Lastly, add up your expenses (include everything from your rent/mortgage to your movie tickets) and subtract that from your income. What’s left over? Savings!
Budget your grocery spending.
Shopping centers are designed to maximize your spending. The expensive and unhealthy items are always at reach. The lighting is just right while the music plays a perfect tune created and tested to twist your judgement. The fact of the matter is that even if you spend $100 a week, you can do a lot better.
- Source: FMI U.S. Grocery Shopper Trends, 2018; U.S. Bureau of Labor Statistics, CEX, calculations by The Hartman Group. Estimates labeled to reflect year of publication, based on data collected at beginning of year or during prior year.
There are many techniques you can employ, such as using a credit card for the purchase to collect cash back or member points. Also, take advantage of weekly ads when planning your meals. A fun activity might take place around the dining room table on any given Sunday. Take out the weekly advertisements for your local grocery story and plan each weekday meal, based on the items on sale.

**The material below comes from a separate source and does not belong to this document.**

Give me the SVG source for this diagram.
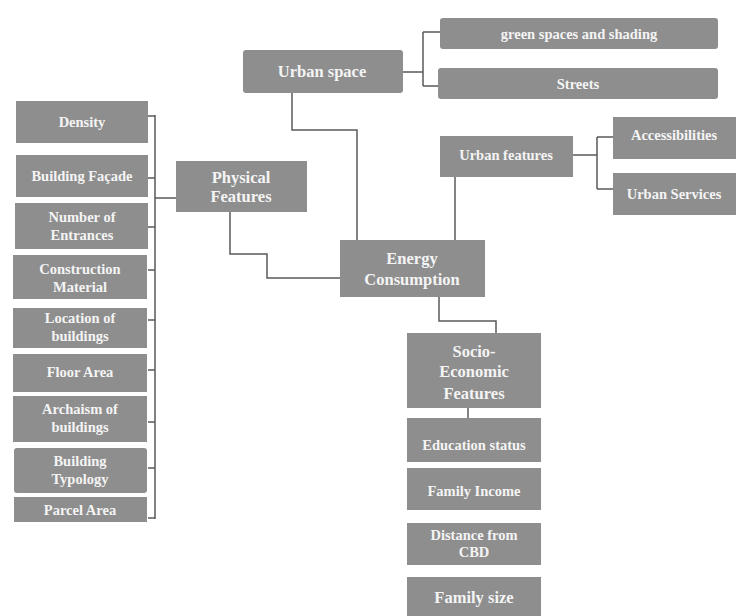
<svg xmlns="http://www.w3.org/2000/svg" width="736" height="616" viewBox="0 0 736 616">
<style>
.b{fill:#8e8e8e}
.t{fill:#f4f4f4;font-family:"Liberation Serif",serif;font-weight:bold;font-size:14.5px;text-anchor:middle}
.l{fill:#f4f4f4;font-family:"Liberation Serif",serif;font-weight:bold;font-size:16.5px;text-anchor:middle}
.c{fill:none;stroke:#5a5a5a;stroke-width:1.5}
</style>
<rect width="736" height="616" fill="#ffffff"/>
<g id="connectors">
<path class="c" d="M148 116H155M148 178H155M148 227H155M148 270H155M148 320H155M148 370H155M148 422H155M148 468H155M148 518H155M155 115V519M155 198H176"/>
<path class="c" d="M230 212V254H267V278H340"/>
<path class="c" d="M292 93V130H357V240"/>
<path class="c" d="M403 72H423M423 32V86M423 32H440M423 86H438"/>
<path class="c" d="M455 177V240"/>
<path class="c" d="M573 155H597M597 137V189M597 137H613M597 189H613"/>
<path class="c" d="M439 297V321H496V333"/>
<path class="c" d="M468 408V418"/>
</g>
<g id="density"><rect class="b" x="16" y="101" width="132" height="42"/><text class="t" x="82" y="127">Density</text></g>
<g id="facade"><rect class="b" x="16" y="155" width="132" height="42"/><text class="t" x="82" y="181">Building Façade</text></g>
<g id="entrances"><rect class="b" x="15" y="203" width="133" height="46"/><text class="t" x="82" y="222">Number of</text><text class="t" x="82" y="240">Entrances</text></g>
<g id="material"><rect class="b" x="13" y="255" width="134" height="44"/><text class="t" x="80" y="274">Construction</text><text class="t" x="80" y="292">Material</text></g>
<g id="location"><rect class="b" x="13" y="308" width="134" height="40"/><text class="t" x="80" y="323">Location of</text><text class="t" x="80" y="341">buildings</text></g>
<g id="floor"><rect class="b" x="13" y="354" width="134" height="38"/><text class="t" x="80" y="377">Floor Area</text></g>
<g id="archaism"><rect class="b" x="13" y="396" width="134" height="46"/><text class="t" x="80" y="414">Archaism of</text><text class="t" x="80" y="432">buildings</text></g>
<g id="typology"><rect class="b" x="14" y="448" width="133" height="45" rx="3"/><text class="t" x="80" y="466">Building</text><text class="t" x="80" y="484">Typology</text></g>
<g id="parcel"><rect class="b" x="14" y="497" width="133" height="25"/><text class="t" x="80" y="515">Parcel Area</text></g>
<g id="physical"><rect class="b" x="176" y="161" width="131" height="51"/><text class="l" x="241" y="183">Physical</text><text class="l" x="241" y="202">Features</text></g>
<g id="urbanspace"><rect class="b" x="243" y="50" width="160" height="43" rx="3"/><text class="l" x="322" y="77">Urban  space</text></g>
<g id="green"><rect class="b" x="440" y="18" width="278" height="31" rx="3"/><text class="t" x="579" y="39">green spaces and shading</text></g>
<g id="streets"><rect class="b" x="438" y="68" width="280" height="31" rx="3"/><text class="t" x="578" y="89">Streets</text></g>
<g id="urbanfeatures"><rect class="b" x="440" y="136" width="133" height="41"/><text class="t" x="506" y="160">Urban features</text></g>
<g id="access"><rect class="b" x="613" y="117" width="123" height="42"/><text class="t" x="674" y="140">Accessibilities</text></g>
<g id="services"><rect class="b" x="613" y="173" width="123" height="42"/><text class="t" x="674" y="199">Urban Services</text></g>
<g id="energy"><rect class="b" x="340" y="240" width="145" height="57"/><text class="l" x="412" y="264">Energy</text><text class="l" x="412" y="285">Consumption</text></g>
<g id="socio"><rect class="b" x="407" y="333" width="134" height="75"/><text class="l" x="474" y="357">Socio-</text><text class="l" x="474" y="377">Economic</text><text class="l" x="474" y="399">Features</text></g>
<g id="education"><rect class="b" x="407" y="418" width="134" height="44"/><text class="t" x="474" y="450">Education status</text></g>
<g id="income"><rect class="b" x="407" y="468" width="134" height="42"/><text class="t" x="474" y="496">Family Income</text></g>
<g id="distance"><rect class="b" x="407" y="523" width="134" height="42"/><text class="t" x="474" y="540">Distance from</text><text class="t" x="474" y="557">CBD</text></g>
<g id="familysize"><rect class="b" x="407" y="577" width="134" height="39"/><text class="l" x="474" y="603">Family  size</text></g>
</svg>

Naturally, there are a plethora of techniques available. Before moving on to the next topic, check out this list of ideas:
- Shop at discount grocery stores.
- Explore drugstore specials.
- Don’t shop hungry.
- Use a smaller cart.
- Find the clearance aisle.
Take a “staycation.”
Flamboyant hotels, shiny-buttoned bellhops and tequila sunrises sound tempting. But, do you really need to take out a second mortgage just to buy plane tickets and hotel rooms to a beautiful island near Bali? Think about what you really want out of your vacation and find the cheapest way to meet that criteria. Imagine you wanted a different environment where you could disconnect from your devices to feel rejuvenated. Do you book a flight to Aruba? Negative. Instead, book 3 nights at a hotel just 10 miles away from home. It works perfectly! You will be recharged with a new perspective on life for only 5% of the cost.
* According to U.S. Bureau of Labor Statistics, Consumer Expenditure Survey (CEX).